Issue (i): Whether addition of Rs. 1,26,730/- under section 56(2)(vii)(b) on account of difference between agreement value and stamp duty valuation is sustainable.
Analysis: The Tribunal examined the undisputed figures showing a difference of 4.87% between agreement value and stamp duty valuation. It considered the co-ordinate Bench decision addressing the interplay between section 56(2)(vii)(b) and section 50C and the operation of the tolerance proviso, treating the proviso as curative and applicable to avoid inequitable results. The CIT(A) confirmed the addition without distinguishing the binding co-ordinate Bench decision relied upon by the assessee.
Conclusion: The addition of Rs. 1,26,730/- under section 56(2)(vii)(b) is deleted; conclusion in favour of the assessee.
Issue (ii): Whether addition of Rs. 7,401/- on account of difference in savings bank interest is sustainable.
Analysis: The assessees computation demonstrated that gross interest receipts were netted against interest expenditure, yielding net interest income offered to tax. The Assessing Officer made the addition based on gross credits without disputing the incurrence of interest expenditure or the permissibility of netting.
Conclusion: The addition of Rs. 7,401/- is deleted; conclusion in favour of the assessee.
Issue (iii): Whether addition of Rs. 80,639/- for alleged omission of Long Term Capital Gain is sustainable given claim of exemption under section 10(38).
Analysis: The record showed demat statements and holding period details establishing that shares were held for more than twelve months and that conditions for exemption under section 10(38) for the relevant year were satisfied. Neither the Assessing Officer nor the CIT(A) recorded findings negating those conditions.
Conclusion: The addition of Rs. 80,639/- is deleted; conclusion in favour of the assessee.
Issue (iv): Whether addition of Rs. 17,789/- for alleged omission of interest income requires adjudication or verification regarding prior-year taxation.
Analysis: The assessee contended that portions of the interest receipts related to an earlier year and were already offered to tax, supported by Form 26AS and prior year records. The Assessing Officer and CIT(A) did not verify the assessees factual claim of prior-year taxation and proceeded to make the addition based solely on bank credits. The Tribunal found that the question of double taxation requires limited factual verification of the earlier years return, computation and Form 26AS.
Conclusion: The issue is restored to the Assessing Officer for limited verification and fresh decision in accordance with law; the ground is allowed for statistical purposes, resulting in a procedural remand in favour of the assessee.

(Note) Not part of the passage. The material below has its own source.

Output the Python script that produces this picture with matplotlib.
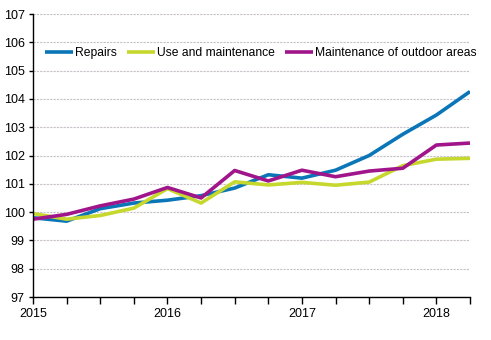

Final Conclusion: Three substantive additions (under section 56(2)(vii)(b), savings bank interest difference, and alleged LTCG) are deleted in favour of the assessee, while one addition (interest Rs. 17,789/-) is remitted to the Assessing Officer for limited factual verification; overall the appeal is partly allowed.
Ratio Decidendi: Where a difference between agreement value and stamp duty valuation falls within the recognized tolerance and a binding co-ordinate bench decision applies, no addition under section 56(2)(vii)(b) is warranted; additions based on gross bank credits without accounting for permissible netting or prior-year taxation cannot be sustained without factual verification.